BY Micah L. Sifry | Monday, April 28 2014

Unfreezing

  • Cory Doctorow explains why the FCC's proposal to allow Internet service providers to charge for "premium" service is like letting the phone company favor one pizza parlor with better phone service, in language you can use to explain net neutrality to your dullest relative.

  • Tech analyst Steve Kamman makes a critical point about the FCC's consideration of a "fast lane" option for Internet service providers: it's all about ratifying artificial scarcity, and if the FCC's new rule is approved, it will create an "obvious incentive … to degrade regular service to force traffic onto their 'premium' lanes."

  • Susan Crawford explains why the future of "fair and equitable Internet access" is in municipal broadband networks.

  • For background, read Bill Bradley's piece on "How mesh networks can bridge the digital divide," in NextCity.

  • The White House review of big data is surfacing concerns about the potential for discrimination in housing and employment that may be arising from new ways of sorting and targeting consumers, Eileen Sullivan of AP reports. The results of the review are expected to be released next week.

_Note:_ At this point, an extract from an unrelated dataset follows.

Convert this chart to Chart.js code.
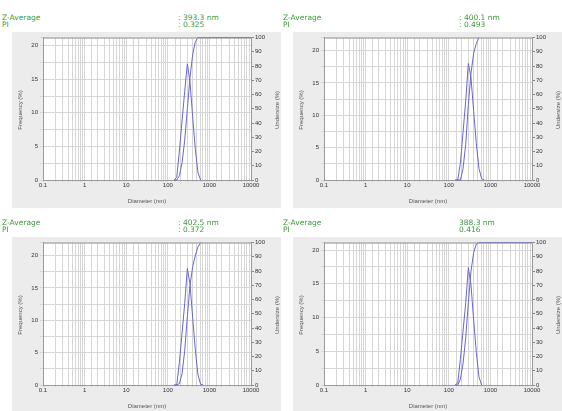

  • This professor of sociology hid the fact that she was pregnant from the Internet, and it wasn't easy, reports Matt Petronzio for Mashable.

  • ICYMI: After saying little about the NSA case for most of the ten months, last week former Secretary of State Hillary Clinton blasted whistleblower Edward Snowden for fleeing to Hong Kong and then Russia, claiming that he could have worked under US protections for whistleblowers and asserting that his disclosures have "intentionally or unintentionally…gave all kinds of information, not only to big countries, but to networks and terrorist groups."

  • Didn't Snowcrash foresee this? Cyrus Farivar of ArsTechnica reports on the re-opening of a police substation in a poor part of Menlo Park, CA, just blocks from Facebook's corporate headquarters. The station's renovation, rent and one officer's salary, he says, are being "substantially paid for by Facebook, to the tune of $600,000 over the next two years."

  • Jason Tanz of Wired reports on "How Airbnb and Lyft Finally Got Americans to Trust Each Other." Funny, we thought that was what eBay did. Oh, and Tanz cites public opinion data showing that Americans' trust in each other is still well below what it was fifty years ago.

  • In New York magazine, Kevin Roose rebuts Tanz, saying the rise of "sharing economy" companies is more a result of economic "desperation."

  • The Tea Party Patriots respond to a Washington Post story pointing out how little of the millions it has raised that has gone to Tea Party candidates, while paying its staff and consultants extravagantly, by emailing members:

    In less than five years, we have placed over a quarter of a billion (with a b) email messages directly into the inboxes of conservative Americans. In the mail, we have disseminated over 34.7 million messages into mailboxes of our citizens. Over 1.2 million people have signed online petitions or taken some other activist action from email communications and over 600,000 have signed hard-copy petitions or taken some other step in activism related to our principles.  Since October, we have generated over 3 million calls into congressional offices supporting our issues.

  • The New York Police Department is going to continue experimenting with using social media to improve relations with the public, J. David Goodman reports for the New York Times. He quotes Zachary Tumin, deputy commissioner for strategic initiatives and the co-author of a business book with police commissioner William Bratton as saying, "“This is a very, very big move for this department. It’s about unfreezing it. It’s about encouraging the men and women in command positions to take action and use the discretion of their positions with which they are entrusted.”

  • Mayor Eric Garcetti's charming Instagram habit earns this plaudit from John Della Volpe at Harvard's Institute of Politics: “People are spending billions of dollars giving voters what they don’t want, which are tricky ads. We spend no time giving voters what they do want, which is a truer connection with their government and opportunities to engage.”

  • This interactive music timeline from Google Research will eat at least five minutes of your day.